Doctrine sociale de l’Eglise et libre marché

De Jean Rouvière dans Présent :

J"C’est une université d’Etat, celle d’Aix-Marseille, qui, à travers ses éditions, remet sous la lumière la Doctrine sociale de l’Eglise. Jean-Yves Naudet, professeur à la Faculté de droit de l’Université d’Aix-Marseille, directeur du Centre de recherches en éthique économique, est aussi président de l’AEC (Association des économistes catholiques) et vice-président de l’AIESC (Association internationale pour l’Enseignement social chrétien). En 1987, il avait publié L’Eglise et l’économie de marché face au collectivisme (aux éditions de l’UNI). […]

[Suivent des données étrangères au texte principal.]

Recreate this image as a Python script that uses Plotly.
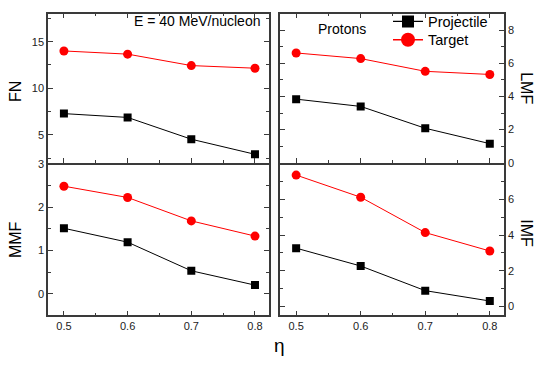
import plotly.graph_objects as go

eta = [0.5, 0.6, 0.7, 0.8]

fn_projectile = [7.27, 6.86, 4.52, 2.9]
fn_target = [14.0, 13.66, 12.43, 12.15]

lmf_projectile = [3.84, 3.40, 2.08, 1.15]
lmf_target = [6.63, 6.29, 5.52, 5.33]

mmf_projectile = [1.51, 1.19, 0.53, 0.20]
mmf_target = [2.48, 2.22, 1.68, 1.33]

imf_projectile = [3.27, 2.27, 0.89, 0.31]
imf_target = [7.36, 6.12, 4.14, 3.11]

series_names = ["Projectile", "Target"]

W, H = 537, 365
FONT = "Liberation Sans, Arial, sans-serif"
AX = "#3a3a3a"

def px_x(p):
    return p / W

def px_y(p):
    return 1 - p / H

fig = go.Figure()

panels = [
    ("x", "y", fn_projectile, fn_target),
    ("x2", "y2", lmf_projectile, lmf_target),
    ("x3", "y3", mmf_projectile, mmf_target),
    ("x4", "y4", imf_projectile, imf_target),
]

for xa, ya, proj, targ in panels:
    fig.add_trace(go.Scatter(
        x=eta, y=proj, xaxis=xa, yaxis=ya, name=series_names[0],
        mode="lines+markers", showlegend=False,
        line=dict(color="black", width=1),
        marker=dict(symbol="square", size=8, color="black"),
    ))
    fig.add_trace(go.Scatter(
        x=eta, y=targ, xaxis=xa, yaxis=ya, name=series_names[1],
        mode="lines+markers", showlegend=False,
        line=dict(color="red", width=1),
        marker=dict(symbol="circle", size=9, color="red"),
    ))

# legend entries (larger symbols, as in the reference legend)
fig.add_trace(go.Scatter(
    x=[None], y=[None], name=series_names[0], mode="lines+markers",
    line=dict(color="black", width=1.3), legend="legend",
    marker=dict(symbol="square", size=12, color="black"),
))
fig.add_trace(go.Scatter(
    x=[None], y=[None], name=series_names[1], mode="lines+markers",
    line=dict(color="red", width=1.3), legend="legend2",
    marker=dict(symbol="circle", size=14, color="red"),
))

LW = 1.5
xleft = [px_x(48), px_x(269)]
xright = [px_x(280), px_x(504)]
ytop = [px_y(162), px_y(8)]
ybot = [px_y(320), px_y(163)]

xminor = dict(ticks="inside", ticklen=3, dtick=0.05, tick0=0.45, tickcolor=AX)
common_x = dict(
    range=[0.475, 0.822], tickvals=[0.5, 0.6, 0.7, 0.8],
    ticks="inside", ticklen=5, tickcolor=AX, tickwidth=1,
    minor=xminor,
    showline=True, linecolor=AX, linewidth=LW,
    showgrid=False, zeroline=False,
    tickfont=dict(family=FONT, size=11, color="#222"),
)
# tick-only axes on the top edge of the lower panels (the shared border line
# is drawn once, by the upper panels' bottom axes)
top_ticks = dict(
    range=[0.475, 0.822], tickvals=[0.5, 0.6, 0.7, 0.8],
    ticks="inside", ticklen=5, tickcolor=AX, tickwidth=1, minor=xminor,
    showline=False, showgrid=False, zeroline=False, showticklabels=False,
    side="top",
)
common_y = dict(
    ticks="inside", ticklen=5, tickcolor=AX, tickwidth=1,
    showline=True, linecolor=AX, linewidth=LW, mirror="ticks",
    showgrid=False, zeroline=False,
    tickfont=dict(family=FONT, size=11, color="#222"),
)

legend_common = dict(
    xanchor="left", yanchor="middle",
    bgcolor="rgba(0,0,0,0)", borderwidth=0,
    font=dict(family=FONT, size=14.5, color="black"),
    itemsizing="trace", itemwidth=30,
)

fig.update_layout(
    width=W, height=H,
    margin=dict(l=0, r=0, t=0, b=0),
    paper_bgcolor="white", plot_bgcolor="white",
    font=dict(family=FONT, color="black"),
    xaxis=dict(common_x, domain=xleft, anchor="y", mirror="ticks", showticklabels=False),
    yaxis=dict(common_y, domain=ytop, anchor="x", range=[2, 18],
               tickvals=[5, 10, 15],
               minor=dict(ticks="inside", ticklen=3, dtick=2.5, tick0=0, tickcolor=AX)),
    xaxis2=dict(common_x, domain=xright, anchor="y2", mirror="ticks", showticklabels=False),
    yaxis2=dict(common_y, domain=ytop, anchor="x2", side="right", range=[0, 9],
                tickvals=[0, 2, 4, 6, 8],
                minor=dict(ticks="inside", ticklen=3, dtick=1, tick0=0, tickcolor=AX)),
    xaxis3=dict(common_x, domain=xleft, anchor="y3", mirror=False),
    yaxis3=dict(common_y, domain=ybot, anchor="x3", range=[-0.5, 3],
                tickvals=[0, 1, 2, 3],
                minor=dict(ticks="inside", ticklen=3, dtick=0.5, tick0=0, tickcolor=AX)),
    xaxis4=dict(common_x, domain=xright, anchor="y4", mirror=False),
    yaxis4=dict(common_y, domain=ybot, anchor="x4", side="right", range=[-0.5, 8],
                tickvals=[0, 2, 4, 6],
                minor=dict(ticks="inside", ticklen=3, dtick=1, tick0=0, tickcolor=AX)),
    xaxis5=dict(top_ticks, domain=xleft, anchor="y3", overlaying="x3"),
    xaxis6=dict(top_ticks, domain=xright, anchor="y4", overlaying="x4"),
    legend=dict(legend_common, x=px_x(388), y=px_y(16)),
    legend2=dict(legend_common, x=px_x(388), y=px_y(35)),
)

annots = [
    dict(text="E = 40 MeV/nucleon", x=px_x(197), y=px_y(15), size=14, angle=0),
    dict(text="Protons", x=px_x(342), y=px_y(24), size=14, angle=0),
    dict(text="FN", x=px_x(15), y=px_y(88), size=16, angle=-90),
    dict(text="MMF", x=px_x(15), y=px_y(241), size=16, angle=-90),
    dict(text="LMF", x=px_x(527), y=px_y(85), size=16, angle=90),
    dict(text="IMF", x=px_x(527), y=px_y(235), size=16, angle=90),
    dict(text="η", x=px_x(279), y=px_y(351), size=19, angle=0),
]
for a in annots:
    fig.add_annotation(
        text=a["text"], x=a["x"], y=a["y"], xref="paper", yref="paper",
        xanchor="center", yanchor="middle", showarrow=False,
        textangle=a["angle"], font=dict(family=FONT, size=a["size"], color="black"),
    )

fig.write_html(
    "out.html",
    config={"displayModeBar": False},
    post_script="document.body.style.margin='0';document.body.style.overflow='hidden';",
)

A juste titre, Jean-Yves Naudet commence son livre en faisant remarquer que la crise financière actuelle peut être analysée à partir de données strictement économiques (mécanismes monétaires, conséquences des déficits publics, etc.), mais qu’elle est « aussi, et sans doute avant tout, une crise morale » : « Il ne s’agit pas seulement de la corruption, des pratiques illégales, mais aussi et surtout d’un laxisme généralisé, conduisant ménages et Etats à vivre au-dessus de leurs moyens, à reporter les dépenses d’aujourd’hui, par l’endettement, sur les générations de demain (nous “volons” ainsi nos enfants et petits-enfants en leur faisant payer demain nos folles dépenses d’aujourd’hui), d’une focalisation maladive sur le court terme, sur le tout, tout de suite, à n’importe quel prix, et sur le primat de la technique sur l’éthique (la fin justifie les moyens pour beaucoup d’acteurs économiques ou politiques). » […]

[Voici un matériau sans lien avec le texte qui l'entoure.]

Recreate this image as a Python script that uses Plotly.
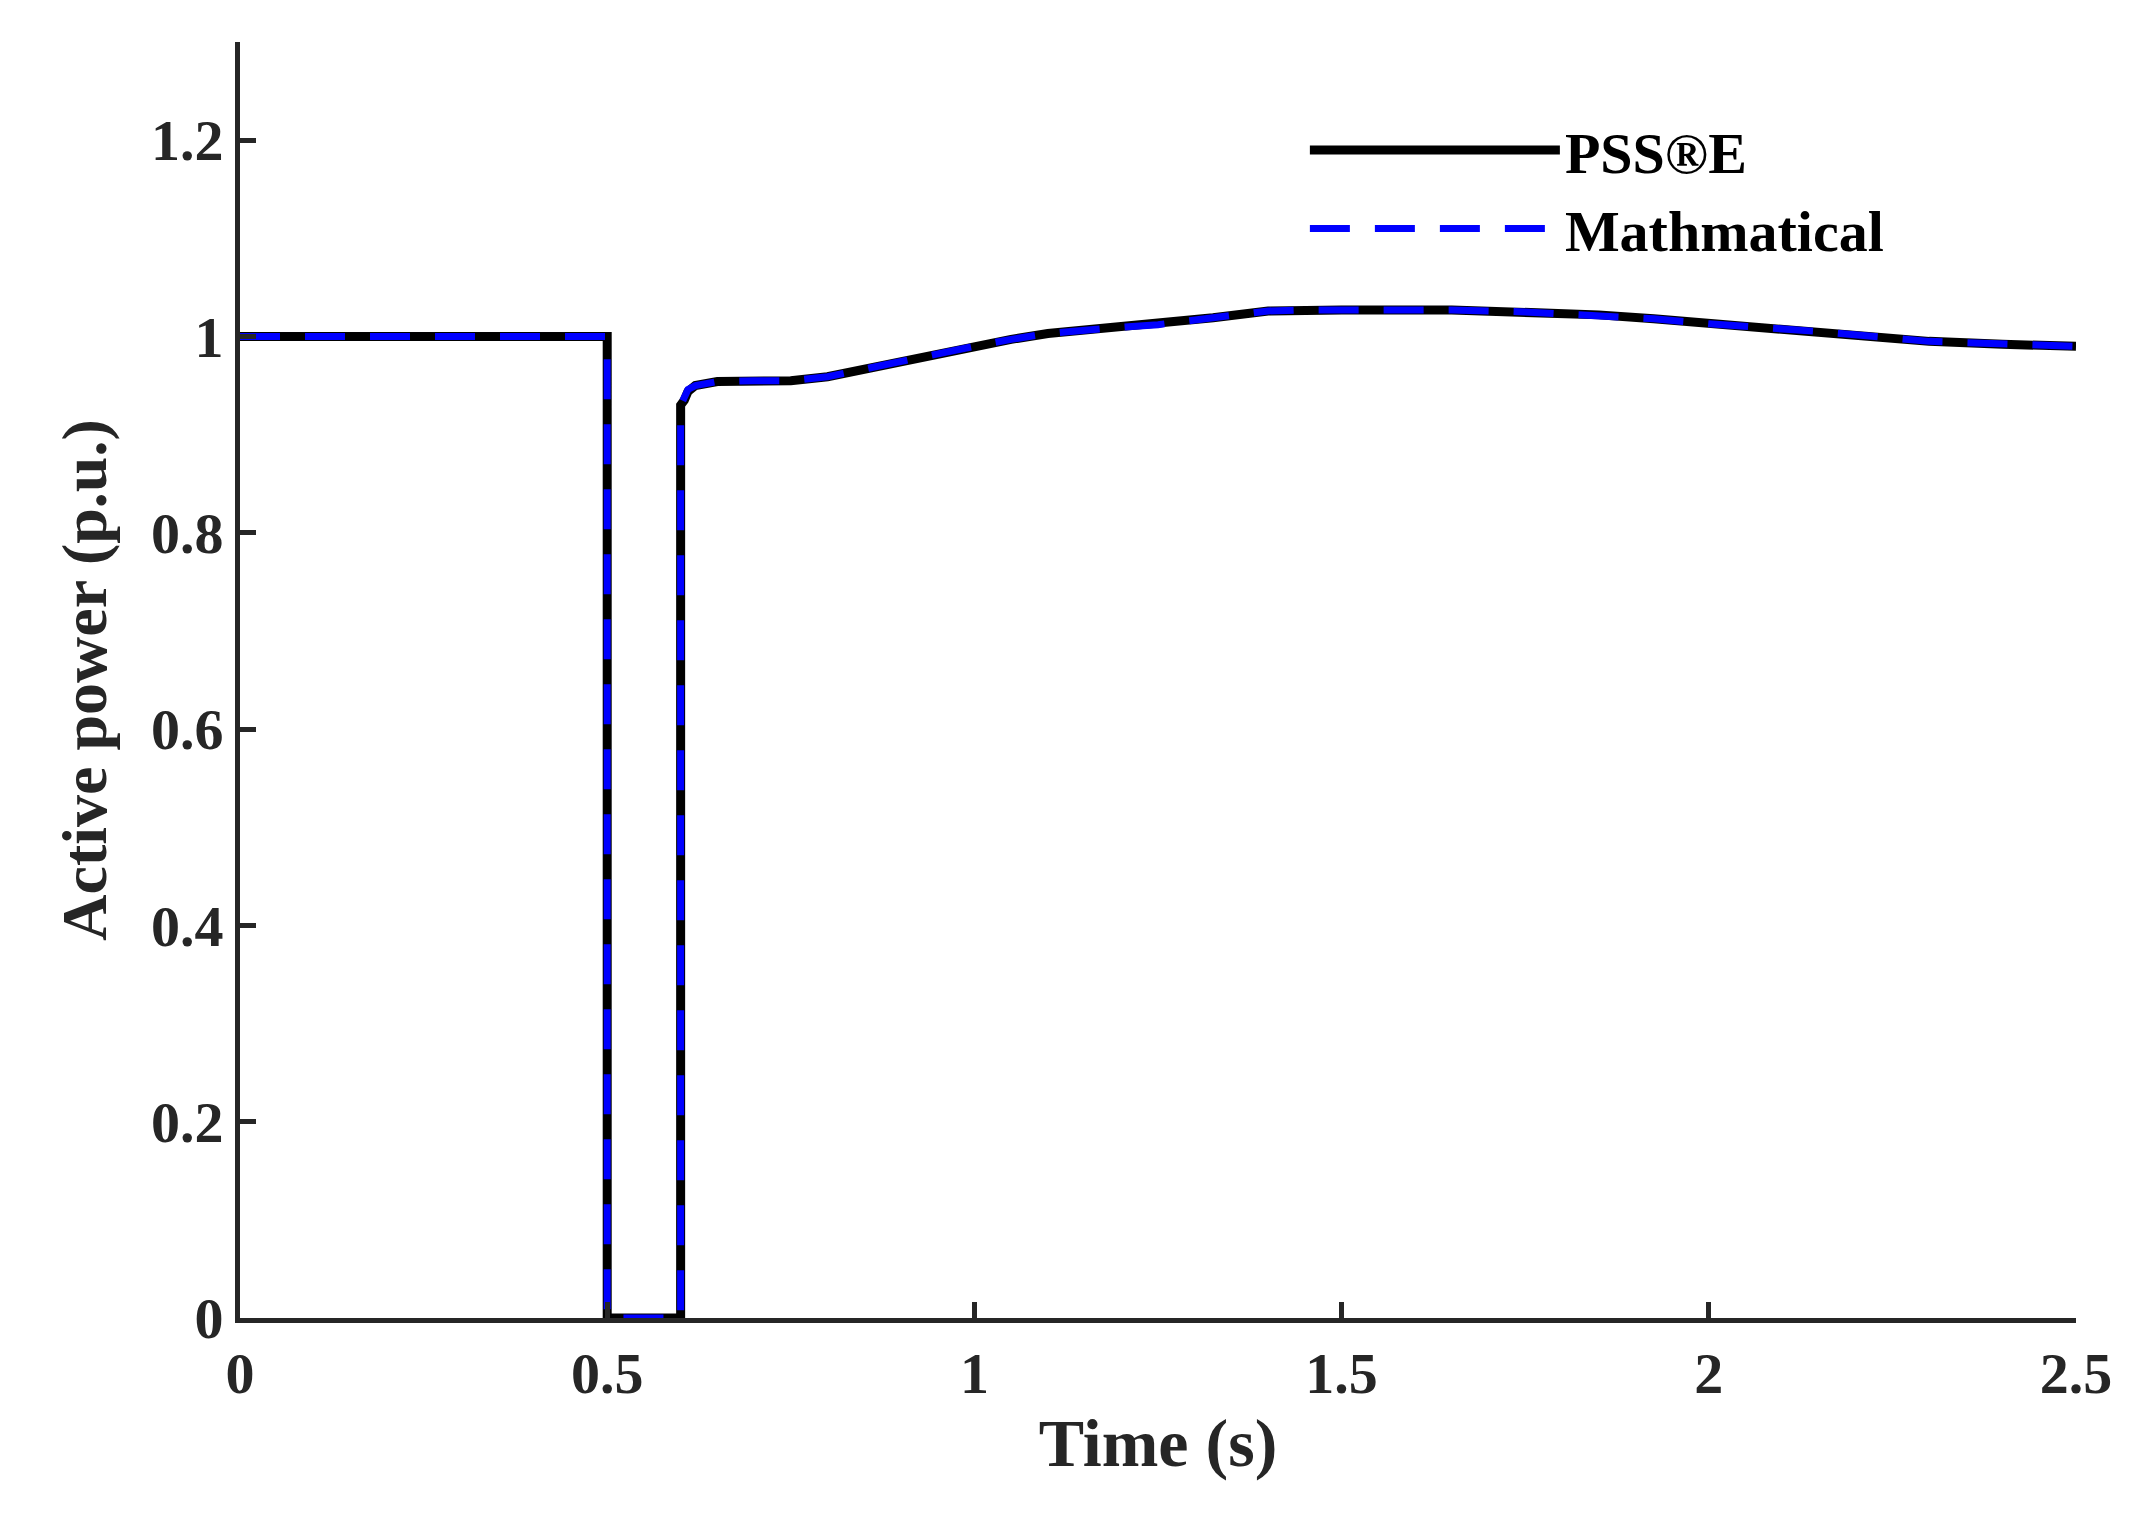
import plotly.graph_objects as go

t = [0, 0.5, 0.5, 0.6, 0.6, 0.605, 0.61, 0.62, 0.65, 0.7, 0.75, 0.8, 0.85, 0.9, 0.95, 1.0, 1.05, 1.1, 1.175, 1.25, 1.325, 1.4, 1.45, 1.5, 1.65, 1.75, 1.85, 1.925, 2.0, 2.15, 2.3, 2.4, 2.5]
p_psse = [1, 1, 0, 0, 0.93, 0.935, 0.944, 0.95, 0.954, 0.955, 0.955, 0.959, 0.967, 0.975, 0.983, 0.99, 0.997, 1.003, 1.008, 1.012, 1.019, 1.026, 1.027, 1.027, 1.027, 1.025, 1.022, 1.018, 1.013, 1.005, 0.995, 0.992, 0.99]
p_math = [1, 1, 0, 0, 0.93, 0.94, 0.946, 0.95, 0.954, 0.955, 0.955, 0.959, 0.967, 0.975, 0.983, 0.99, 0.997, 1.003, 1.008, 1.012, 1.019, 1.026, 1.027, 1.027, 1.027, 1.025, 1.022, 1.018, 1.013, 1.005, 0.995, 0.992, 0.99]

font = "Liberation Serif"
fig = go.Figure()
fig.add_trace(go.Scatter(x=t, y=p_psse, mode="lines", name="<b>PSS®E</b>",
                         line=dict(color="black", width=9)))
fig.add_trace(go.Scatter(x=t, y=p_math, mode="lines", name="<b>Mathmatical</b>",
                         line=dict(color="#0000ff", width=7, dash="40px,25px")))
ax = dict(showline=True, linecolor="#262626", linewidth=5, ticks="inside", ticklen=16,
          tickwidth=5, tickcolor="#262626", showgrid=False, zeroline=False, mirror=False,
          tickfont=dict(family=font, size=58, color="#262626", weight="bold"))
fig.update_layout(
    width=2139, height=1532, plot_bgcolor="white", paper_bgcolor="white",
    margin=dict(l=232, r=71, t=34, b=222),
    font=dict(family=font, color="#262626"),
    xaxis=dict(range=[0, 2.5], tickvals=[0, 0.5, 1, 1.5, 2, 2.5], ticktext=["0", "0.5", "1", "1.5", "2", "2.5"],
               title=dict(text="<b>Time (s)</b>", font=dict(size=68, family=font)), **ax),
    yaxis=dict(range=[0, 1.3], tickvals=[0, 0.2, 0.4, 0.6, 0.8, 1, 1.2], ticktext=["0", "0.2", "0.4", "0.6", "0.8", "1", "1.2"],
               title=dict(text="<b>Active power (p.u.)</b>", font=dict(size=64, family=font), standoff=25), **ax),
    legend=dict(x=0.58, y=0.95, xanchor="left", yanchor="top", bgcolor="rgba(0,0,0,0)",
                font=dict(family=font, size=58, color="black"), itemwidth=250),
)
fig.write_html("out.html")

Un des chapitres du livre de Jean-Yves Naudet est consacré aux économistes catholiques du XIXe siècle, bien oubliés aujourd’hui. Il rappelle notamment ce qu’on a appelé l’école d’Angers, autour de Mgr Freppel : « ils représentent une tendance très favorable au libre marché (on n’ose dire à l’époque, compte tenu du contexte, au libéralisme économique, tant le mot est alors chargé d’ambiguïtés et aurait fait frémir Mgr Freppel lui-même), tout en appartenant à l’aile la plus orthodoxe du catholicisme, en pointe dans tous les combats, dont la liberté de l’enseignement ». Ils refusent l’Etat banquier universel, assureur universel, réglementateur universel du travail  les droits et la liberté du patron sont aussi respectables que les droits et la liberté de l’ouvrier »). […]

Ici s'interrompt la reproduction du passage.